◆ Requirements ◆
Collect all the lines that mention the word "standalone".

◆ Records provided ◆
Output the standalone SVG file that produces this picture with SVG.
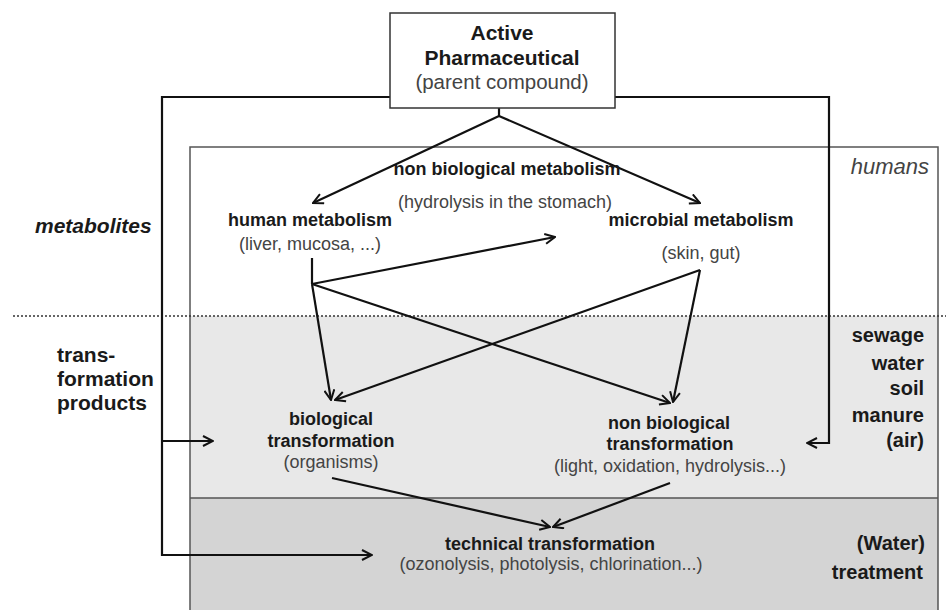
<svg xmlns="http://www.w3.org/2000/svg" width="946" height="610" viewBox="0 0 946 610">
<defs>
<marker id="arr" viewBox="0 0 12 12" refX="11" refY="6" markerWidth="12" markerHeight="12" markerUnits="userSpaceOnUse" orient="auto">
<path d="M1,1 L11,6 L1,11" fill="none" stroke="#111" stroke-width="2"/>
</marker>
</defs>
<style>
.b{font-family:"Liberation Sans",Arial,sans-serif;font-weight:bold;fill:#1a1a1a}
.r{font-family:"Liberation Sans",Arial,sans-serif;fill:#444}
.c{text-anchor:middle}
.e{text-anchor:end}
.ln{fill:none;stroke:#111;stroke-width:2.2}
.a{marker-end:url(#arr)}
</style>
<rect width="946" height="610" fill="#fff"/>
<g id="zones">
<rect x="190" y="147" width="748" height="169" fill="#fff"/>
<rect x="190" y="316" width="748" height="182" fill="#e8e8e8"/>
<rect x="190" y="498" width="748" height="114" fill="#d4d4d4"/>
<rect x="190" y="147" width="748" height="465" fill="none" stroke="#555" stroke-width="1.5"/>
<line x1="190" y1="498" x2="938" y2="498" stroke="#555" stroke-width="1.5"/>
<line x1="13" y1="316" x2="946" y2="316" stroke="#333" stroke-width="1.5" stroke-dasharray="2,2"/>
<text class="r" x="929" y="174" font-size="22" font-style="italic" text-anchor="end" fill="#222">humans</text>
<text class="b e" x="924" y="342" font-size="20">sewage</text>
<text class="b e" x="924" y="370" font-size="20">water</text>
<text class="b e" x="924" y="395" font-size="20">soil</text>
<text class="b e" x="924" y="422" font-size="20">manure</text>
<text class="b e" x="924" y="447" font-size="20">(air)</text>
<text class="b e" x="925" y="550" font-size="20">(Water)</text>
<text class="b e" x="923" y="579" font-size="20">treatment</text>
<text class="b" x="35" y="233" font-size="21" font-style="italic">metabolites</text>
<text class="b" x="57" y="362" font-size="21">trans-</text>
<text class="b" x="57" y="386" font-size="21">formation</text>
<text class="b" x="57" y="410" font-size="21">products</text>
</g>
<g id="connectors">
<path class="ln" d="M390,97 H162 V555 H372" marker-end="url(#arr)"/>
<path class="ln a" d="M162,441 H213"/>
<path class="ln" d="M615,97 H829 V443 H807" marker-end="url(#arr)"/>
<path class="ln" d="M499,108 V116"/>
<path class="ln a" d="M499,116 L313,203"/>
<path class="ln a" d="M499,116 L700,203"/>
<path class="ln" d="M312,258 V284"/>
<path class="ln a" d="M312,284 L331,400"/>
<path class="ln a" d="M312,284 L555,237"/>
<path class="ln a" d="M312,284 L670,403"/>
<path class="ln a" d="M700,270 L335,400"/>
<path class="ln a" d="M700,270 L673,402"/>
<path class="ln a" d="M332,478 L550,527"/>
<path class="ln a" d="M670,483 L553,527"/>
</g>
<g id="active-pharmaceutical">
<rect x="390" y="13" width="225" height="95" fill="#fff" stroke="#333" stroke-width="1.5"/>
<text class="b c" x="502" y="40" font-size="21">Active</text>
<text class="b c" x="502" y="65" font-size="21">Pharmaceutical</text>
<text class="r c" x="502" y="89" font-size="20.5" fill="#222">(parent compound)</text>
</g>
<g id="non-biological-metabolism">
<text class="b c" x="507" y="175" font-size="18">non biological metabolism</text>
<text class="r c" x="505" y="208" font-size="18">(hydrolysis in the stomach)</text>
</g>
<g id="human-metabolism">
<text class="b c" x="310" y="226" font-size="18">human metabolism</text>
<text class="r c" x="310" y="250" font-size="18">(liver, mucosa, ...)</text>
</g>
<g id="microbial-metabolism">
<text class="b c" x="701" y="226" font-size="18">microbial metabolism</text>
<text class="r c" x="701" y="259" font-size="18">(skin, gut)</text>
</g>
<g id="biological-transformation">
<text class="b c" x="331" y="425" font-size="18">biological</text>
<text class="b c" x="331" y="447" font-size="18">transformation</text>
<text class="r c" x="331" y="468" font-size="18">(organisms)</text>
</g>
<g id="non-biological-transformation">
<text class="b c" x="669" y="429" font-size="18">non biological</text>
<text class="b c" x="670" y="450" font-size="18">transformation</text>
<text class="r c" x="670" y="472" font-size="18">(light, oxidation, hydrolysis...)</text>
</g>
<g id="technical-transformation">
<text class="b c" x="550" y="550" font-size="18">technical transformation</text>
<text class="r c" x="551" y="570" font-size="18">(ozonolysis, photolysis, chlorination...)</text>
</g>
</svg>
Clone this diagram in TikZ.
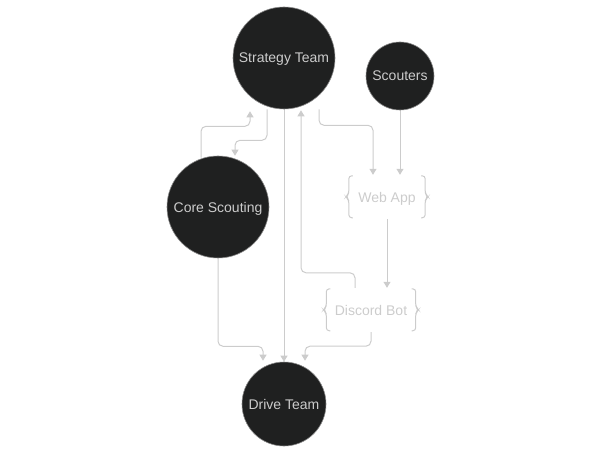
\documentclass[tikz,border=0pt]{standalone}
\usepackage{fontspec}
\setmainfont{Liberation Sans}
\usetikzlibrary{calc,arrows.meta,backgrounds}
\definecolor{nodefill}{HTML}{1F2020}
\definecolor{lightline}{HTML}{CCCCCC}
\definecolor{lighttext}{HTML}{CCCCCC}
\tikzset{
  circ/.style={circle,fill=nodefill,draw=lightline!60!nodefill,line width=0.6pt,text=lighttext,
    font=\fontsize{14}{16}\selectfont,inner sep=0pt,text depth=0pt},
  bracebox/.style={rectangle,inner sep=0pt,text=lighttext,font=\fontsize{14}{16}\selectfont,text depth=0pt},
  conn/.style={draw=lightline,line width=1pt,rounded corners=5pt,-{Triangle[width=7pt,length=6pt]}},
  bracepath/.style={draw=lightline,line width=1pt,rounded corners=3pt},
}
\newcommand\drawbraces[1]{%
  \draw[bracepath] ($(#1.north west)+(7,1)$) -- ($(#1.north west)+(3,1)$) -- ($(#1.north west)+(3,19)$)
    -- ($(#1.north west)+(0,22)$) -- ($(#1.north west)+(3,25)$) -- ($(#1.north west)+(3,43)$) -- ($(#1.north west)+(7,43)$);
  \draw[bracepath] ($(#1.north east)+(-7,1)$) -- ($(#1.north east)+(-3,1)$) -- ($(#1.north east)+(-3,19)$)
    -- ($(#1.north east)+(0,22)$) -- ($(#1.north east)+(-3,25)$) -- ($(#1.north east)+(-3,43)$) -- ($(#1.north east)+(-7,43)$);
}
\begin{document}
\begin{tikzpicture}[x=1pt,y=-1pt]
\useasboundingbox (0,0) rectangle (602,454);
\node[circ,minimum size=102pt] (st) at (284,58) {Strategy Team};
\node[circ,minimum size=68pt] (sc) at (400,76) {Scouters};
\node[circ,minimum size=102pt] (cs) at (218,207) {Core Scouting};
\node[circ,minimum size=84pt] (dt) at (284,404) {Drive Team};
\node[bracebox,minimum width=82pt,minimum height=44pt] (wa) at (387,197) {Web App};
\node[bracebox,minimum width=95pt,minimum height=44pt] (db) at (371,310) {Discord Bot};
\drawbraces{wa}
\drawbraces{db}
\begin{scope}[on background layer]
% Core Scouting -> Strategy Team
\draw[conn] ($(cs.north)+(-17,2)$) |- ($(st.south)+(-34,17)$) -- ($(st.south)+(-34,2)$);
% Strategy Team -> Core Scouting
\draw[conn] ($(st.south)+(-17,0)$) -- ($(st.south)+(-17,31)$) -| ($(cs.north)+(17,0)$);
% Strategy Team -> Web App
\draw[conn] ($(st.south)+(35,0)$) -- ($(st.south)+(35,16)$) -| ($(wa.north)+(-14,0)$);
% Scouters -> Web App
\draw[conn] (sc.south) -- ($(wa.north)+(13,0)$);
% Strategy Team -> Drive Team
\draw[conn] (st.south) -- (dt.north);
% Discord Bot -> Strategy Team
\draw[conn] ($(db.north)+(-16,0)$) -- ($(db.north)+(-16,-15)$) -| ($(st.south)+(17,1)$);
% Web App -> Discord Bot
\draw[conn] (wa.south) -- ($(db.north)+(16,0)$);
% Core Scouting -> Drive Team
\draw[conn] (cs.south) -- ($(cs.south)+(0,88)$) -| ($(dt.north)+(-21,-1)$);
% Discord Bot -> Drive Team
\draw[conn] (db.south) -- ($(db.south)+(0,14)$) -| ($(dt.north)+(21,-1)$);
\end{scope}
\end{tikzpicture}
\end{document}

◆ Task result ◆
Output the standalone SVG file that produces this picture with SVG.
\documentclass[tikz,border=0pt]{standalone}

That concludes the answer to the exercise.